◆ TASK TO CARRY OUT
Find every line below that contains the word "this" and copy it out.

◆ RECORDS
..........

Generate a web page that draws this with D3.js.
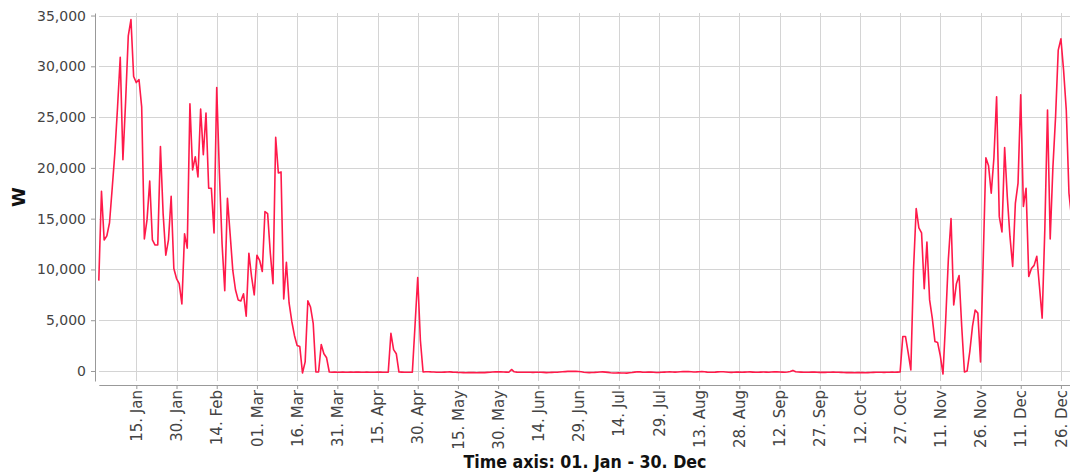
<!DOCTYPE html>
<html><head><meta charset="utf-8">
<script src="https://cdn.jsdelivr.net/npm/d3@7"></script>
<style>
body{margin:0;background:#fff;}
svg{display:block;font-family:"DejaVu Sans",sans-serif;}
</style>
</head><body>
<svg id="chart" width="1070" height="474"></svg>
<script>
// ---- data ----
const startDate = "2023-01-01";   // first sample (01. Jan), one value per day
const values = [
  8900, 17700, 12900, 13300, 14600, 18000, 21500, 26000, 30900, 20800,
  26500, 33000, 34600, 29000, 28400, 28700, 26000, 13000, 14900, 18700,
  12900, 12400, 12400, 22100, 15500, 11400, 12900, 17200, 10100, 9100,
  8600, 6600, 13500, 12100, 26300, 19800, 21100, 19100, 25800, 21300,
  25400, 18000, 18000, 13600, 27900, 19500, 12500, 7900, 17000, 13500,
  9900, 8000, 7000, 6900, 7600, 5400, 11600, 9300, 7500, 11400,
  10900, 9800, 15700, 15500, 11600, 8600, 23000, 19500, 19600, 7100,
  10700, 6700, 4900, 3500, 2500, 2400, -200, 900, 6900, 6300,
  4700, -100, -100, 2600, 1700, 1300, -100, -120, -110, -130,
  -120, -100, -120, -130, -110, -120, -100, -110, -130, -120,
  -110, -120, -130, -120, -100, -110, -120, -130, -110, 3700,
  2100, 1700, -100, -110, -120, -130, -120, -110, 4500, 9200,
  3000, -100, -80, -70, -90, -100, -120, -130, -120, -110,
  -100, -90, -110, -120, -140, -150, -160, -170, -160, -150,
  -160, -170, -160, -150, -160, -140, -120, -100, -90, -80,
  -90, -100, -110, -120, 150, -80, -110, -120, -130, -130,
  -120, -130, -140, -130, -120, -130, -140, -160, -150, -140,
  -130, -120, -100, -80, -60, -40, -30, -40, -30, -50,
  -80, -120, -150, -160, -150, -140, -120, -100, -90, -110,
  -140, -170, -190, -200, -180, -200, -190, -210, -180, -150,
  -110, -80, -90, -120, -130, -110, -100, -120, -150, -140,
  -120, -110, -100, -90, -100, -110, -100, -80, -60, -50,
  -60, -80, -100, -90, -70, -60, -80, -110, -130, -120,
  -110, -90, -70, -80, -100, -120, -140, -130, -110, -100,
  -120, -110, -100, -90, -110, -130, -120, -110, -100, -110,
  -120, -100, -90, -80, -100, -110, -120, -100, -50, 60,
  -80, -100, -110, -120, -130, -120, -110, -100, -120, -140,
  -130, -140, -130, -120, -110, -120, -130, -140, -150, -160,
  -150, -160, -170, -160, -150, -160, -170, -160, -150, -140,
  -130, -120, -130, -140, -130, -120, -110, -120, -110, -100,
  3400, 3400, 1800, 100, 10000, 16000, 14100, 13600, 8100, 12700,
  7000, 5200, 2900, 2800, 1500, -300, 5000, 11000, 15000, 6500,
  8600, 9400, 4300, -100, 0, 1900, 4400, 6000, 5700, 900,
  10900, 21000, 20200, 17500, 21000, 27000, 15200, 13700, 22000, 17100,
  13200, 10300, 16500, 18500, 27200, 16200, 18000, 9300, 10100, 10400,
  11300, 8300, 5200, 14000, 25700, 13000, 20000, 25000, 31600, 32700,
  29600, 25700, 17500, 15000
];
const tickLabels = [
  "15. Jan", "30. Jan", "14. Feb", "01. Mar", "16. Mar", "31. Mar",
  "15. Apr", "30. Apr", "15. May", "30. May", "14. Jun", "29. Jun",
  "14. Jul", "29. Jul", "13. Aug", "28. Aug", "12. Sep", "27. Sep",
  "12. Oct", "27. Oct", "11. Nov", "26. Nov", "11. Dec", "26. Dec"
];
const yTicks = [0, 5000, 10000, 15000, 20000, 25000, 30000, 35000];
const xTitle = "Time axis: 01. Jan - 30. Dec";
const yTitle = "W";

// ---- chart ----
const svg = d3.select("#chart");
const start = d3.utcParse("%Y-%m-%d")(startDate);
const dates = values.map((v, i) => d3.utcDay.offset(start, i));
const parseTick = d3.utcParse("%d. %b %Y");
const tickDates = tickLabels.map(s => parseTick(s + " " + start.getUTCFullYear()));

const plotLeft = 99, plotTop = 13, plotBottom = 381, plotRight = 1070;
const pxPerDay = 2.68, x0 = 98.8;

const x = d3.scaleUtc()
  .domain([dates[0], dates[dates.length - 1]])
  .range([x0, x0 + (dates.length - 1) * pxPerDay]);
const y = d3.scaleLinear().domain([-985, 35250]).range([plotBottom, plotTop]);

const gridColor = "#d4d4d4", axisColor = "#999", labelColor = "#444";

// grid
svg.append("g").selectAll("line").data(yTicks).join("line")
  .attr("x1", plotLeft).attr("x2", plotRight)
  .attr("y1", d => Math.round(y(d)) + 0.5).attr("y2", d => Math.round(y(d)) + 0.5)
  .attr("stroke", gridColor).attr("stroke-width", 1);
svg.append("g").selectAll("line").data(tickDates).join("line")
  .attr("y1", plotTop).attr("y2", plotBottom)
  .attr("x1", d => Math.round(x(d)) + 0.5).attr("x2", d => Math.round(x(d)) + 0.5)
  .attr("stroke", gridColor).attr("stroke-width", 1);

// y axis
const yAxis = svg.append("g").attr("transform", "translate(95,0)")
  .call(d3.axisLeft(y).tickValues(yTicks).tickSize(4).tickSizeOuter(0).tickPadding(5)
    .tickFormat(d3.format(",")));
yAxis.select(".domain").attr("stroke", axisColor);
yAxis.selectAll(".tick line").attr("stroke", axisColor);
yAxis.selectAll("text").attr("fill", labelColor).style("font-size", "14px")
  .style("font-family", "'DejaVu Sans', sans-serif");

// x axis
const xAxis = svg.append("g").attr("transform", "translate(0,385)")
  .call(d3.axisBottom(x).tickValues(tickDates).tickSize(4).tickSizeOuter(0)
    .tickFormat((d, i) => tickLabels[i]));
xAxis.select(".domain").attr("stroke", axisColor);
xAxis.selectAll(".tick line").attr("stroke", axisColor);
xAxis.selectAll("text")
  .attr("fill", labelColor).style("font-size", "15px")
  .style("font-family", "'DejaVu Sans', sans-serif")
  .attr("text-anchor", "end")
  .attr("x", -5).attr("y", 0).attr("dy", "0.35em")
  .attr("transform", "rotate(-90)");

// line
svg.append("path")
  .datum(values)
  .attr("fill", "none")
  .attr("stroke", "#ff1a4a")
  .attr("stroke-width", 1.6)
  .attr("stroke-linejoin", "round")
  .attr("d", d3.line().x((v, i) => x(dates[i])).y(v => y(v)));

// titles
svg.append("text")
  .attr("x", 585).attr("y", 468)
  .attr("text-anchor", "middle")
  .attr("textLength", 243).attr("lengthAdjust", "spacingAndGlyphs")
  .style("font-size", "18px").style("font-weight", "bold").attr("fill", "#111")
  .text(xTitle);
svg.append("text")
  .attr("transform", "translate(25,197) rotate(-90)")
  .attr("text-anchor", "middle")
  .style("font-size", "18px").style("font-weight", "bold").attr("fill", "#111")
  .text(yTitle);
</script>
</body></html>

..........

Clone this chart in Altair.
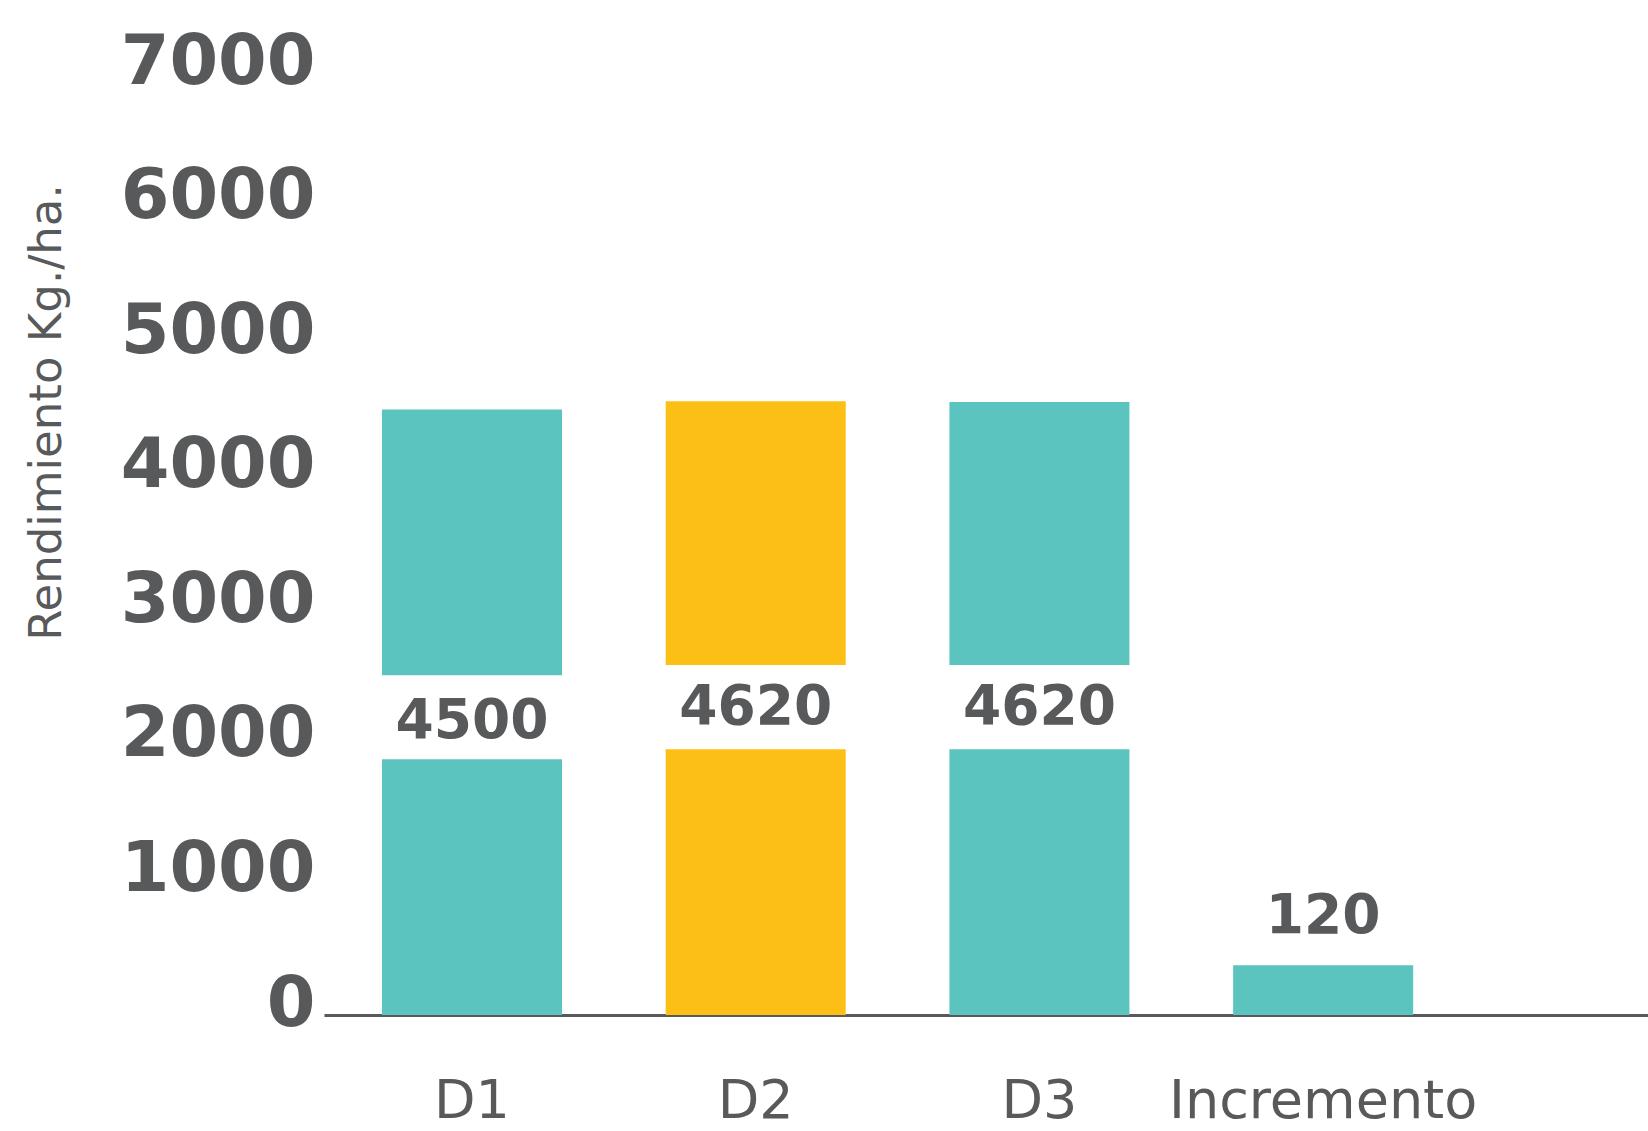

..........

◆ RESPONSE BELOW
Generate a web page that draws this with D3.js.
Clone this chart in Altair.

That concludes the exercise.